Everything seems funny

I am traveling on a bus up Madison Avenue today at
3:30 watching little girls in private school
uniforms get on the buses with their moms.
The moms look so terribly preoccupied.

I hear one playing ISPY and I begin to imagine:
Little girl: I spy something yellow with the word taxi on it.
Mom: I spy a migraine.
Little girl: I spy a tall building.
Mom: I spy an exhausting evening ahead in
which I don't want to be doing this with my child.

It's sad.
And I hear the mom ask:
What did you do in school today?
And the little girl says: Nothing.
And the mom says: Nothing again?
And I think to myself: Don't you even know how
to ask a question? You have to be specific with
children or else they say: Nothing!
I just wonder
about these East Side families who seem to wear this incredible
wealth like someone else would wear a raincoat or an umbrella.
It's not just in what they have, it's who they are, it's how
they see the world and the rest of us in it.
Everyone on the East Side is not like this, but there
is a species of private school child with a mother dressed
up for the Junior League that curdles my milk.
Maybe this is how they were raised? Who knows?
Maybe I am just jealous. That's probably it.

Anyway, I started to imagine the interchange
between mom and girl as a Saturday Night Live skit and I
was cracking up. The contrast between what each of them "spies"
would make it clear that they weren't both thinking about the same things.
Not at all!

I met the wonderful author Patty Lakin today. She lives on the
block where Henry goes to school and showed me some of the
books she is planning to read during Everybody Reads Week at PS87.
The stories of her involvement with that block over the years
is the stuff of classic socially forward thinking children's book writing.
I can't wait for her to share her memories and experiences with the kids and
to talk about the books in Henry's school.

In other news, Gus has read the Sherman Alexie book: The Absolutely True
Diary of a Part-Time Indian
as well as Watsons Go to Birmingham, 1963
by the awesome Christopher Paul Curtis. I mentioned he has been into realistic fiction, and these are great, great examples. Henry and I read Toys Go Out by Emily Jenkins--which is perfect to read to kindergarteners and first graders who
truly believe their toys have lives of their own. It's scrumptious. The next book for his book club is Stuart Little. That will be fun to re-read. It's only been about thirty years since I have read it!

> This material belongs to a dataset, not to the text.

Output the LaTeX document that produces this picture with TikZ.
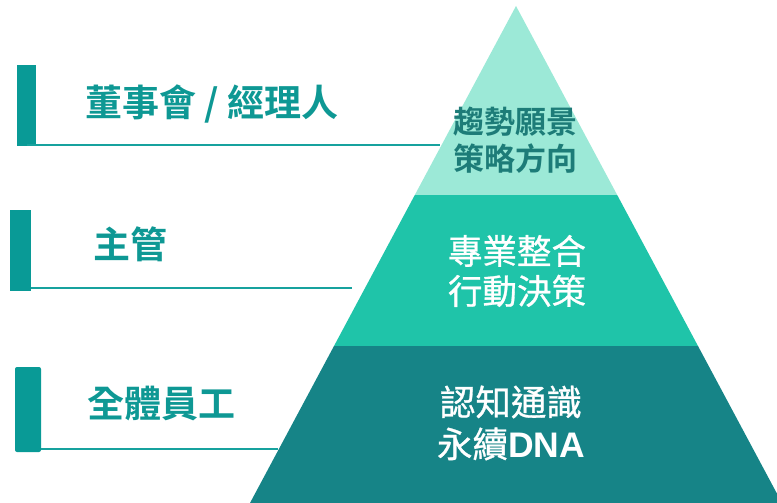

Gus is always trying to get Henry to read. He loves playing the role of older, wiser brother. Luckily Henry does love to read. On his Mothers Day list of top ten things about his mother, the book he mentioned I read to him was Hubert Horatio Bartle Bobton Trent by Lauren Child. If you haven't read this one, order it. It's just the most delighful and cheeky picture book ever. It's about a boy who discovers that his fabulously rich parents aren't so rich after all. But the details are the greatest! Their house is so big that the hot chocolate turns cold by the time he reaches their room.

This makes me want to go back to reading the book my friend Vincent told me about: Don't Tell the children: The Subversive Power of Children's Literature by Alison Lurie. It reminds us that children love and need to feel like they have their own secret little worlds away from parents. This is also why the Pigeon books by Mo Willems are so loved by children. It's all about what you can try and get away with when your parents are standing around somewhere else being clueless!